** START OF Given data **

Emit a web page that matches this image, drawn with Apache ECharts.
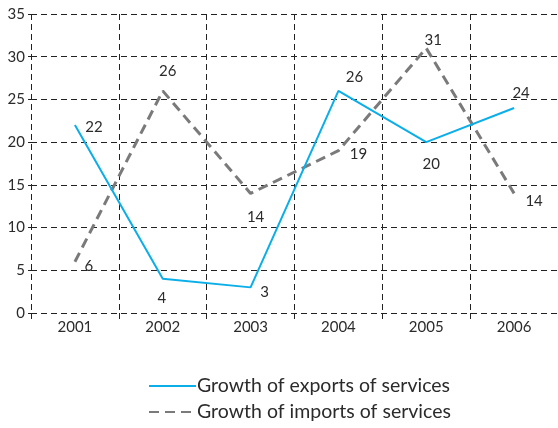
<!DOCTYPE html>
<html>
<head>
<meta charset="utf-8">
<style>
  html, body { margin: 0; padding: 0; background: #fff; }
  #chart { width: 558px; height: 428px; }
</style>
<script src="https://cdn.jsdelivr.net/npm/echarts@6/dist/echarts.min.js"></script>
</head>
<body>
<div id="chart"></div>
<script>
// Growth of trade in services, per cent
const years = ['2001', '2002', '2003', '2004', '2005', '2006'];
const exportsGrowth = [22, 4, 3, 26, 20, 24];
const importsGrowth = [6, 26, 14, 19, 31, 14];
const yTicks = { min: 0, max: 35, step: 5 };

// where each value label sits relative to its point (px)
const exportLabelShift = [[19, 2], [-1, 19], [14, 5], [16, -14], [5, 22], [7, -15]];
const importLabelShift = [[14, 4], [5, -20], [5, 24], [20, 3], [7, -8], [20, 8]];

const FONT = 'Lato';
const TEXT = '#2b2b2b';
const CLEAR = 'rgba(0,0,0,0)';

function withLabels(values, shifts) {
  return values.map((v, i) => ({
    value: v,
    label: { offset: shifts[i] }
  }));
}

function legendRow(name, top) {
  return {
    left: 148,
    top: top,
    padding: 0,
    itemWidth: 47,
    itemHeight: 14,
    textStyle: { color: TEXT, fontSize: 19.5, fontFamily: FONT, padding: [0, 0, 0, -4] },
    data: [name]
  };
}

const chart = echarts.init(document.getElementById('chart'), null, { renderer: 'canvas' });

chart.setOption({
  animation: false,
  backgroundColor: '#ffffff',
  textStyle: { fontFamily: FONT },
  grid: { left: 31, right: -3, top: 14, bottom: 115, containLabel: false },
  xAxis: {
    type: 'category',
    data: years,
    boundaryGap: true,
    axisLine: { show: false },
    axisTick: {
      show: true, length: 8, inside: false,
      lineStyle: { color: '#222', type: [6, 4], width: 1 }
    },
    axisLabel: { color: TEXT, fontSize: 15, margin: 7, fontFamily: FONT },
    splitLine: {
      show: true,
      lineStyle: { color: '#222', type: [6, 4], width: 1 }
    }
  },
  yAxis: {
    type: 'value',
    min: yTicks.min,
    max: yTicks.max,
    interval: yTicks.step,
    axisLine: { show: false },
    axisTick: { show: true, length: 3, lineStyle: { color: '#222', width: 1 } },
    axisLabel: { color: TEXT, fontSize: 15, margin: 6, fontFamily: FONT },
    splitLine: {
      show: true,
      lineStyle: { color: '#222', type: [6, 4], width: 1 }
    }
  },
  legend: [
    legendRow('Growth of exports of services', 376),
    legendRow('Growth of imports of services', 402)
  ],
  series: [
    {
      name: 'Growth of exports of services',
      type: 'line',
      data: withLabels(exportsGrowth, exportLabelShift),
      symbol: 'circle',
      symbolSize: 1,
      showSymbol: true,
      itemStyle: { color: CLEAR },
      lineStyle: { color: '#0aaee8', width: 2 },
      label: {
        show: true, position: 'inside',
        color: TEXT, fontSize: 15, fontFamily: FONT
      },
      z: 3
    },
    {
      name: 'Growth of imports of services',
      type: 'line',
      data: withLabels(importsGrowth, importLabelShift),
      symbol: 'circle',
      symbolSize: 1,
      showSymbol: true,
      itemStyle: { color: CLEAR },
      lineStyle: { color: '#7a7a7a', width: 3, type: [10, 6] },
      label: {
        show: true, position: 'inside',
        color: TEXT, fontSize: 15, fontFamily: FONT
      },
      z: 2
    }
  ]
});
</script>
</body>
</html>
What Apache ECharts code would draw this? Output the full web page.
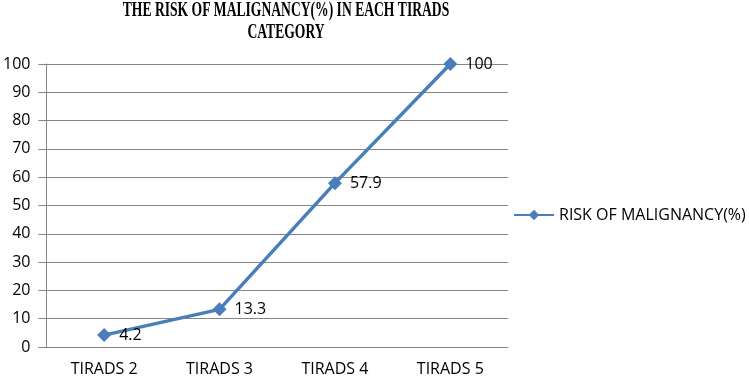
<!DOCTYPE html>
<html>
<head>
<meta charset="utf-8">
<script src="https://cdn.jsdelivr.net/npm/echarts@6/dist/echarts.min.js"></script>
<style>
  html, body { margin: 0; padding: 0; background: #fff; }
  #chart { width: 749px; height: 383px; }
</style>
</head>
<body>
<div id="chart"></div>
<script>
var categories = ['TIRADS 2', 'TIRADS 3', 'TIRADS 4', 'TIRADS 5'];
var riskValues = [4.2, 13.3, 57.9, 100];
var seriesName = 'RISK OF MALIGNANCY(%)';
var titleLines = ['THE RISK OF MALIGNANCY(%) IN EACH TIRADS', 'CATEGORY'];

var myChart = echarts.init(document.getElementById('chart'));
var lineColor = '#4a7ebb';
var textFont = '"Open Sans", "Liberation Sans", Arial, sans-serif';
var titleStyle = {
  fontFamily: '"Liberation Serif", "Times New Roman", serif',
  fontWeight: 'bold',
  fontSize: 20,
  fill: '#000',
  align: 'center',
  verticalAlign: 'top'
};

var option = {
  animation: false,
  // title is drawn as graphic text so it can be squeezed like the original
  graphic: titleLines.map(function (line, i) {
    return {
      type: 'text',
      x: 286,
      y: 1 + i * 22,
      scaleX: 0.68,
      style: Object.assign({ text: line }, titleStyle)
    };
  }),
  legend: {
    data: [seriesName],
    left: 508,
    top: 202,
    itemWidth: 40,
    itemHeight: 13,
    textStyle: { fontFamily: textFont, fontSize: 16, color: '#000' }
  },
  grid: {
    left: 45,
    right: 241,
    top: 64,
    bottom: 36,
    containLabel: false
  },
  xAxis: {
    type: 'category',
    data: categories,
    boundaryGap: true,
    axisLine: { lineStyle: { color: '#868686', width: 1 } },
    axisTick: { show: false },
    axisLabel: { color: '#000', fontFamily: textFont, fontSize: 16, margin: 14 }
  },
  yAxis: {
    type: 'value',
    min: 0,
    max: 100,
    interval: 10,
    axisLine: { show: true, lineStyle: { color: '#868686', width: 1 } },
    axisTick: { show: true, length: 8, lineStyle: { color: '#868686' } },
    axisLabel: { color: '#000', fontFamily: textFont, fontSize: 16, margin: 16 },
    splitLine: { lineStyle: { color: '#868686', width: 1 } }
  },
  series: [
    {
      name: seriesName,
      type: 'line',
      data: riskValues,
      symbol: 'diamond',
      symbolSize: 14,
      itemStyle: { color: lineColor },
      lineStyle: { color: lineColor, width: 3.5 },
      label: {
        show: true,
        position: 'right',
        distance: 8,
        color: '#000',
        fontFamily: textFont,
        fontSize: 16
      }
    }
  ]
};

myChart.setOption(option);
</script>
</body>
</html>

** END OF Given data **

Goal:
Make an exact copy of the lines from the one with "What Apache ECharts" through the one with "var titleLines = ['THE", both ends in, and nothing else. Drop every picture.

Response to the exercise:
What Apache ECharts code would draw this? Output the full web page.
<!DOCTYPE html>
<html>
<head>
<meta charset="utf-8">
<script src="https://cdn.jsdelivr.net/npm/echarts@6/dist/echarts.min.js"></script>
<style>
  html, body { margin: 0; padding: 0; background: #fff; }
  #chart { width: 749px; height: 383px; }
</style>
</head>
<body>
<div id="chart"></div>
<script>
var categories = ['TIRADS 2', 'TIRADS 3', 'TIRADS 4', 'TIRADS 5'];
var riskValues = [4.2, 13.3, 57.9, 100];
var seriesName = 'RISK OF MALIGNANCY(%)';
var titleLines = ['THE RISK OF MALIGNANCY(%) IN EACH TIRADS', 'CATEGORY'];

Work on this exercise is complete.